I want to hear more.  And I want to play this game.



Oh, and Ed, I'm with you: Konami lost their spine sometime around Blades of Steel, I think.


4540_79476034228_610804228_1674526_2221611_n
March 26, 2010


It's strange how it's perfectly acceptable for Fallujah veterans to publish books about their experience there (for example 'House to House' by SSgt David Bellavia - a graphic and compelling read), but everybody freaks out about a video game of the same subject. Why is one medium of entertainment okay but not the other? I realize reading is more passive and less interactive than a video game, but for the outcry to escalate to a point where a developer drops the game completely is ridiculous.  



Political correctness is out of control in this America. 


Robsavillo
March 26, 2010


There's no content regulation board in the U.S., so comparing a subject being addressed or not addressed in different mediums isn't instructive. Different circumstances surround how different mediums are created, produced, and distributed. I don't think comparing this game to The Hurt Locker or books penned by veterans gets us anywhere, and it has nothing to do with "political correctness."



And this title is specifically controversial because of the subject -- and that's not simply "the Iraq war." The battle that the game depicts is surrounded by allegations of massacre and use of chemical weapons.



That said, I don't want to judge the game before I see it, and I certainly believe the developers have every right to make this.


Default_picture
March 26, 2010


I'd dare say developers have a duty to make this, personally. I don't even know what's the genre of the game (FPS, etc.) but it is a game I would play even if the genre goes against most of my tastes.


4540_79476034228_610804228_1674526_2221611_n
March 26, 2010


 



How is Konami dropping the game out of fear that it will offend people NOT political correctness?  The whole notion of political correctness is everybody has to walk on eggshells so as not to offend anybody. it's ridiculous. 


 


Controversy of  Fallujah?  The whole war is controversial.  Yes I'm aware of allegations of white phosopherous use and all that. Massacre?  Shit happens in war.  Especially in a war where combatants lob RPG's one minute and try to appear as a normal civilian the rest. Fallujah was a warzone. Twice. Most civilians evacuated before heavy fighting began. Civilians who murdered and hung, immolated and cheered at the corpeses of American contractors. 99% of the people left in Fallujah were Iraqi or foreign fighters sent there to kill americans. That's not a massacre. People die in war. Trying to pass any  major military engagement as a massacre, especially Fallujah, is PC bullshit. Hiroshima was a massacre. Fallujah was a battle.


 


Millions of innocents died in World War 2 but nobody was crying then because back then wars were wars, not breeding grounds for politically correct crybabyies.  


 


Read a book called 'Lone Survivor' in which a group of Navy Seals in Afghanistan, with the mission of killing or capturing the leader of a local militia (Operation Red Wing), are happened upon by couple civilian goat herders. They mull over their options of either killing the goat herders, or risk having them run off and alert afghan militia of their presence and position.  Obviously the correct thing to do when you're a highly trained spec-ops soldier is to NOT risk your mission (or your life) for two random goat herders who, unfortunately, were in the wrong place at the wrong time.  But they decided against it for fear of MEDIA reprisal back home and backlash that they killed TWO civilians in an already unpopular war. So the let the goat herders go and of course they ratted out the SEALs and all of them were killed but one when over 100 insurgents tracked them down and engaged them.  All because they wanted to do the politically correct thing. But at least they spared those two goat herders lives, right? Makes you feel all warm and fuzzy. Because wars are supposed to be so warm and fuzzy and popular. 


 


So yeah. Fuck PCness. I really want this game to come out. Not because I think it'll be great (bonus if it is), but just to spite all the PC crybabies. If you don't like it, don't play it! Simple as that.  
Robsavillo
March 26, 2010


The whole notion of political correctness is everybody has to walk on eggshells so as not to offend anybody. it's ridiculous.

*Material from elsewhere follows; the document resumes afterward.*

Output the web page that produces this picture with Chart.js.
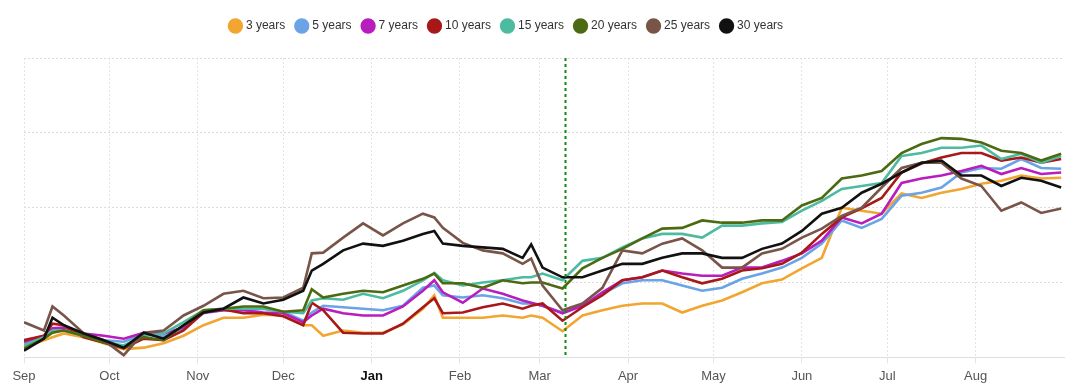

No, it's really not. I'm not debating this, and this article is not the place.


100media_imag0065
March 26, 2010


@ Keith. We live in the age of information. Anyone can reach thousands, if not millions of people through the internet. I often think that people view the internet as a safe haven for nerds and losers. To me, the internet gives everyone a voice. The internet has been responsible for a lot of great things because of the platform it gives people to communicate with the world.



I can name dozens of examples, all video game related, of how the internet has changed this industry.